On June 5, 2025, a solo miner achieved a rare feat by mining a Bitcoin block alone, securing over $330,000 in block rewards during the highest mining difficulty ever recorded.
At block 899,826, Bitcoin’s difficulty was encoded as nBits: 0x1b38a1b5, setting a challenging target requiring miners to find a hash below a strict threshold out of more than 126 trillion possibilities. Despite temporarily boosting their hashrate to approximately 259 petahashes per second (PH/s), the miner faced roughly a 1 in 3,050 chance of success against the global network.
This miner operated through Solo CKPool, a platform allowing individual miners to attempt full block mining without sharing rewards. With fewer than 100 solo wins recorded in Solo CKPool’s history, these successes remain highly unlikely.
Bitcoin Mining Overview
Bitcoin mining involves validating transactions by forming blocks. Miners iterate over a nonce value, hashing the block header until the resulting double SHA-256 hash meets the network’s difficulty target. The first miner to achieve this adds the block to the blockchain and earns a reward in new Bitcoin plus transaction fees.
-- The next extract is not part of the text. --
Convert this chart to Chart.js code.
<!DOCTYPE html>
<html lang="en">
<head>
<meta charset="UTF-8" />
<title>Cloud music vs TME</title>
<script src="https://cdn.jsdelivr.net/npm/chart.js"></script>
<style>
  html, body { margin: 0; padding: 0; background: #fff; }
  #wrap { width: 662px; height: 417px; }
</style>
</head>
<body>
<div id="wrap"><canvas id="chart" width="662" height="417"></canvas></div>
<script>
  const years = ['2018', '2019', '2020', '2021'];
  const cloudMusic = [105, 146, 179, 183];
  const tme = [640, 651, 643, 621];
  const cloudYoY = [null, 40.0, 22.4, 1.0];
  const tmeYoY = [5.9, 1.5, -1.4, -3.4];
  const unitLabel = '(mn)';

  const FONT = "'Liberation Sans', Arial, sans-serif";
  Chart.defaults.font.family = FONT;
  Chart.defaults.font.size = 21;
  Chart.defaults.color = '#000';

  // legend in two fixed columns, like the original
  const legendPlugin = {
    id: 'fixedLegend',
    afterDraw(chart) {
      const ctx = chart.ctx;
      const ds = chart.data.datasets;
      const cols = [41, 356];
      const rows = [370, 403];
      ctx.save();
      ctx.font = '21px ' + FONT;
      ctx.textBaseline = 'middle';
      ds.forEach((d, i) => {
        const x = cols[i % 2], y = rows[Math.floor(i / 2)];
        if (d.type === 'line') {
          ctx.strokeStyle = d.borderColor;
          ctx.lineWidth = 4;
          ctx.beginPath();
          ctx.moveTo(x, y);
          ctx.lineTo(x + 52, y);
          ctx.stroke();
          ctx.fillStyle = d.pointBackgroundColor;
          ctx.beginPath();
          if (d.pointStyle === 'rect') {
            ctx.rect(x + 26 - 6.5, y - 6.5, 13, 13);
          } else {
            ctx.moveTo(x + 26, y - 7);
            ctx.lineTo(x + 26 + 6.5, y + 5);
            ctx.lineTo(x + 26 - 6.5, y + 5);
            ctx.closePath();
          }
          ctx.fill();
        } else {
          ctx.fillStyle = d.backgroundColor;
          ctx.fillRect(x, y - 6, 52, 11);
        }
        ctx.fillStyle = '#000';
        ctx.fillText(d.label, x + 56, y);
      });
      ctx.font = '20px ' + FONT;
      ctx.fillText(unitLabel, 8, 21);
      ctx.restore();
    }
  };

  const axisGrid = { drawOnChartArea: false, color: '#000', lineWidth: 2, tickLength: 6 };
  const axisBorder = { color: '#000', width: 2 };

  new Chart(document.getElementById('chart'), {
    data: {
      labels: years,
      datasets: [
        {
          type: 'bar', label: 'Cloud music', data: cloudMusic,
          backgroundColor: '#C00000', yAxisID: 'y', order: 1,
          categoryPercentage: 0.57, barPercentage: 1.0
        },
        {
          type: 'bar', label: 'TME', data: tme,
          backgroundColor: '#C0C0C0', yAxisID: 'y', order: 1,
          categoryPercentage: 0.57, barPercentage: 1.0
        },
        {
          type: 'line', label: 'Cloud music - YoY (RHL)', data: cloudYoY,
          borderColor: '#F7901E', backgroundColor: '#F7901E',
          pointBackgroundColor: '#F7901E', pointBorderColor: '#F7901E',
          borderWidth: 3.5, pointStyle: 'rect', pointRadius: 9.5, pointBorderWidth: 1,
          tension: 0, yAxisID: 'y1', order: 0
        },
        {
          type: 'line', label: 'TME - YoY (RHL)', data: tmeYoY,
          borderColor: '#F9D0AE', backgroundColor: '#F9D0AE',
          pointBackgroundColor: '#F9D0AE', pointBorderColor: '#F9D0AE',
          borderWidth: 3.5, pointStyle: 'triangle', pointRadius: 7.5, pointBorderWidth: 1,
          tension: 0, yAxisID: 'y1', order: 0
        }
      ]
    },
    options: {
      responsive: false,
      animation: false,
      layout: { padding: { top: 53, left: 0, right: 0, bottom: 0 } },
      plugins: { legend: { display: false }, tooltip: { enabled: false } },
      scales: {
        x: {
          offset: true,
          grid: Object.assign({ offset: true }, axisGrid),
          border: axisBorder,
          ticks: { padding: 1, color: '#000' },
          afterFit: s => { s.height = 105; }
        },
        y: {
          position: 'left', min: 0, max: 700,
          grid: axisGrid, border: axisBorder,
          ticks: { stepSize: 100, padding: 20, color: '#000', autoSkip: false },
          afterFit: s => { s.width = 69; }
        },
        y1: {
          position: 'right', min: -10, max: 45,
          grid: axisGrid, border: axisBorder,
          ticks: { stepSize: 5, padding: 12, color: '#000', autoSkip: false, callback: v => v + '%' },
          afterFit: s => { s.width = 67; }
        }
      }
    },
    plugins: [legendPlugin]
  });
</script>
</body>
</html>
Difficulty adjusts every 2,016 blocks (around two weeks) to maintain a 10-minute block interval. When the network’s combined hashrate rises, difficulty increases; if it drops, difficulty decreases. In 2025, the network operated at record-high difficulty and over 600 exahashes per second.
Details of the Block 899,826 Win
- Confirmed: June 5, 2025, 03:48 UTC
- Transactions included: 3,680
- Total reward: ~3.151 BTC (3.125 BTC base subsidy + 0.026 BTC fees)
- USD value at confirmation: approximately $330,386
Only one mining worker was active at the time on Solo CKPool, suggesting this was a temporary setup rather than a permanent operation.
Rented Hash Power and Tactical Burst
The miner likely rented computing power from a cloud provider to reach the brief peak hashrate of 259 PH/s. This “take-a-shot” approach involves short-term hashrate spikes aimed at improving odds without long-term infrastructure investment.
Cloud mining marketplaces facilitate such rentals, enabling independent miners to target solo block rewards that carry higher risk but offer the full payout if successful.
Solo Mining Versus Pools
Mining pools distribute rewards proportional to contributed hashrate, providing steady income. Solo mining delivers all rewards to the single miner but only if a block is found, which is much riskier.
By combining rented hash power with precise timing, this miner leveraged solo mining’s potential for a rare, lucrative payout.
Implications for the Mining Landscape
Solo mining wins have also occurred earlier in 2025, demonstrating that short-term, high-capacity bursts remain a viable, though challenging, strategy against increasing difficulty. This trend highlights new opportunities for small-scale miners accessing cloud resources and suggests hybrid strategies that toggle between pooled and solo mining could emerge.
Large-scale operations continue dominating the network, but these instances prove individual miners can still influence the blockchain under record difficulty.
Conclusion
Successful solo mining under today’s harsh conditions signals a shift from pure raw computing power toward strategic, flexible approaches leveraging cloud infrastructure and timing. While the odds remain steep, such achievements encourage innovation and participation beyond industrial-scale miners.